PROBLEM DESCRIPTION | Could you write out every entry exactly as it stands?

[Charts and diagrams as code]
══════════

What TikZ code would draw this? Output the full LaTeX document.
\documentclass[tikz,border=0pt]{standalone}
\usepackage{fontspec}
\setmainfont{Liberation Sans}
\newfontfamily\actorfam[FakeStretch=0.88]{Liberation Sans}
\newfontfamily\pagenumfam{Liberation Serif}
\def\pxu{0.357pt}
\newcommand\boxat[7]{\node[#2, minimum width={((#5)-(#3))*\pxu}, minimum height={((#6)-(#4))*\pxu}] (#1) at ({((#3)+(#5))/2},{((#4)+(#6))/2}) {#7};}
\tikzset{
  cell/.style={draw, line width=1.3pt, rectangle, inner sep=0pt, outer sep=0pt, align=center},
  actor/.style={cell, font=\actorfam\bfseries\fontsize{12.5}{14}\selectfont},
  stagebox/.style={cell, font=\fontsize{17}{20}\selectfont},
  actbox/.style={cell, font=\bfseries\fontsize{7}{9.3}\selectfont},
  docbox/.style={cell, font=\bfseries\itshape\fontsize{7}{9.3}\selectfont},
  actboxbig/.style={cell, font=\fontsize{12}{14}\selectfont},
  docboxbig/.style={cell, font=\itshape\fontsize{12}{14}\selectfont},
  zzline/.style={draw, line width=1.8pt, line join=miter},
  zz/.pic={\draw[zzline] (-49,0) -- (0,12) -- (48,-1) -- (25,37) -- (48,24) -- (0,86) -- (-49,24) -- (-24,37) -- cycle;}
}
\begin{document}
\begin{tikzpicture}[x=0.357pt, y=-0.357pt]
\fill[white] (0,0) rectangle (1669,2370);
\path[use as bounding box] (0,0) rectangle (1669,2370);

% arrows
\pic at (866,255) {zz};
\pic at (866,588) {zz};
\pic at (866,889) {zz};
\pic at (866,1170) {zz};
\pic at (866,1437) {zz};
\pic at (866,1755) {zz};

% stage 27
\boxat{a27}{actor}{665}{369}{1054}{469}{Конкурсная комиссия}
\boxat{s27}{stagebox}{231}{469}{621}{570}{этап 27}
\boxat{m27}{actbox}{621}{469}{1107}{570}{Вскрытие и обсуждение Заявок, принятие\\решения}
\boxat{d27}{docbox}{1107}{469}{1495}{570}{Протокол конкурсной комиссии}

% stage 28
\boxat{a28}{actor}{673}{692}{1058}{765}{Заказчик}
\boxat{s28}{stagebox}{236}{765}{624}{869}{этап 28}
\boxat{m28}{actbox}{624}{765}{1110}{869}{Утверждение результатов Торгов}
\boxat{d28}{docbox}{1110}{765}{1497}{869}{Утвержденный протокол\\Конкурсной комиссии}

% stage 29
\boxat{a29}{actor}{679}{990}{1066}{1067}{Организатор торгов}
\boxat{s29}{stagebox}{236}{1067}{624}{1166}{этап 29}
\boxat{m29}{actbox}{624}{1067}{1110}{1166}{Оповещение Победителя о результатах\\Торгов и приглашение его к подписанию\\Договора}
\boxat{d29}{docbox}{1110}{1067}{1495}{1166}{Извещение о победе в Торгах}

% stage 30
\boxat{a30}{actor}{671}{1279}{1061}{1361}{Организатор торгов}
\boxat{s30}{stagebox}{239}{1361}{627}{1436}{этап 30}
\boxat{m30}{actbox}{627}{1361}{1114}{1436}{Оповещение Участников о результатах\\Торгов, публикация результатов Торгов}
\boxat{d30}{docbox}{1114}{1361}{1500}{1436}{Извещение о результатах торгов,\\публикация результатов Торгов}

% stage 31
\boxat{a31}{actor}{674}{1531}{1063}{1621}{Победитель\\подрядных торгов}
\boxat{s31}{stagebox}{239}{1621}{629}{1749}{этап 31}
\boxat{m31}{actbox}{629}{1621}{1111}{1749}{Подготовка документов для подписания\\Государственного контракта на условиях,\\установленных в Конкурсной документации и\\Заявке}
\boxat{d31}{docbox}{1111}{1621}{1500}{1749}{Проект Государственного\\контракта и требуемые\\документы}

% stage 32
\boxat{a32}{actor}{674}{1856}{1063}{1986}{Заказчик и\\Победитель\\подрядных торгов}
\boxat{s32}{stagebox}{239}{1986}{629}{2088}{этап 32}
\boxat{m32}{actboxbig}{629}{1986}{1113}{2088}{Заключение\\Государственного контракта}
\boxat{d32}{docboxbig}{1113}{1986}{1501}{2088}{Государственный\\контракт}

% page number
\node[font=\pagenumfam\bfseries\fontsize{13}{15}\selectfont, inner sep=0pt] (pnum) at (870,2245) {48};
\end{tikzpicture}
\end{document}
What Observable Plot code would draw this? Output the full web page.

══════════

WRITTEN ANSWER |
What TikZ code would draw this? Output the full LaTeX document.
\documentclass[tikz,border=0pt]{standalone}
\usepackage{fontspec}
\setmainfont{Liberation Sans}
\newfontfamily\actorfam[FakeStretch=0.88]{Liberation Sans}
\newfontfamily\pagenumfam{Liberation Serif}
\def\pxu{0.357pt}
\newcommand\boxat[7]{\node[#2, minimum width={((#5)-(#3))*\pxu}, minimum height={((#6)-(#4))*\pxu}] (#1) at ({((#3)+(#5))/2},{((#4)+(#6))/2}) {#7};}
\tikzset{
  cell/.style={draw, line width=1.3pt, rectangle, inner sep=0pt, outer sep=0pt, align=center},
  actor/.style={cell, font=\actorfam\bfseries\fontsize{12.5}{14}\selectfont},
  stagebox/.style={cell, font=\fontsize{17}{20}\selectfont},
  actbox/.style={cell, font=\bfseries\fontsize{7}{9.3}\selectfont},
  docbox/.style={cell, font=\bfseries\itshape\fontsize{7}{9.3}\selectfont},
  actboxbig/.style={cell, font=\fontsize{12}{14}\selectfont},
  docboxbig/.style={cell, font=\itshape\fontsize{12}{14}\selectfont},
  zzline/.style={draw, line width=1.8pt, line join=miter},
  zz/.pic={\draw[zzline] (-49,0) -- (0,12) -- (48,-1) -- (25,37) -- (48,24) -- (0,86) -- (-49,24) -- (-24,37) -- cycle;}
}
\begin{document}
\begin{tikzpicture}[x=0.357pt, y=-0.357pt]
\fill[white] (0,0) rectangle (1669,2370);
\path[use as bounding box] (0,0) rectangle (1669,2370);

% arrows
\pic at (866,255) {zz};
\pic at (866,588) {zz};
\pic at (866,889) {zz};
\pic at (866,1170) {zz};
\pic at (866,1437) {zz};
\pic at (866,1755) {zz};

% stage 27
\boxat{a27}{actor}{665}{369}{1054}{469}{Конкурсная комиссия}
\boxat{s27}{stagebox}{231}{469}{621}{570}{этап 27}
\boxat{m27}{actbox}{621}{469}{1107}{570}{Вскрытие и обсуждение Заявок, принятие\\решения}
\boxat{d27}{docbox}{1107}{469}{1495}{570}{Протокол конкурсной комиссии}

% stage 28
\boxat{a28}{actor}{673}{692}{1058}{765}{Заказчик}
\boxat{s28}{stagebox}{236}{765}{624}{869}{этап 28}
\boxat{m28}{actbox}{624}{765}{1110}{869}{Утверждение результатов Торгов}
\boxat{d28}{docbox}{1110}{765}{1497}{869}{Утвержденный протокол\\Конкурсной комиссии}

% stage 29
\boxat{a29}{actor}{679}{990}{1066}{1067}{Организатор торгов}
\boxat{s29}{stagebox}{236}{1067}{624}{1166}{этап 29}
\boxat{m29}{actbox}{624}{1067}{1110}{1166}{Оповещение Победителя о результатах\\Торгов и приглашение его к подписанию\\Договора}
\boxat{d29}{docbox}{1110}{1067}{1495}{1166}{Извещение о победе в Торгах}

% stage 30
\boxat{a30}{actor}{671}{1279}{1061}{1361}{Организатор торгов}
\boxat{s30}{stagebox}{239}{1361}{627}{1436}{этап 30}
\boxat{m30}{actbox}{627}{1361}{1114}{1436}{Оповещение Участников о результатах\\Торгов, публикация результатов Торгов}
\boxat{d30}{docbox}{1114}{1361}{1500}{1436}{Извещение о результатах торгов,\\публикация результатов Торгов}

% stage 31
\boxat{a31}{actor}{674}{1531}{1063}{1621}{Победитель\\подрядных торгов}
\boxat{s31}{stagebox}{239}{1621}{629}{1749}{этап 31}
\boxat{m31}{actbox}{629}{1621}{1111}{1749}{Подготовка документов для подписания\\Государственного контракта на условиях,\\установленных в Конкурсной документации и\\Заявке}
\boxat{d31}{docbox}{1111}{1621}{1500}{1749}{Проект Государственного\\контракта и требуемые\\документы}

% stage 32
\boxat{a32}{actor}{674}{1856}{1063}{1986}{Заказчик и\\Победитель\\подрядных торгов}
\boxat{s32}{stagebox}{239}{1986}{629}{2088}{этап 32}
\boxat{m32}{actboxbig}{629}{1986}{1113}{2088}{Заключение\\Государственного контракта}
\boxat{d32}{docboxbig}{1113}{1986}{1501}{2088}{Государственный\\контракт}

% page number
\node[font=\pagenumfam\bfseries\fontsize{13}{15}\selectfont, inner sep=0pt] (pnum) at (870,2245) {48};
\end{tikzpicture}
\end{document}
What Observable Plot code would draw this? Output the full web page.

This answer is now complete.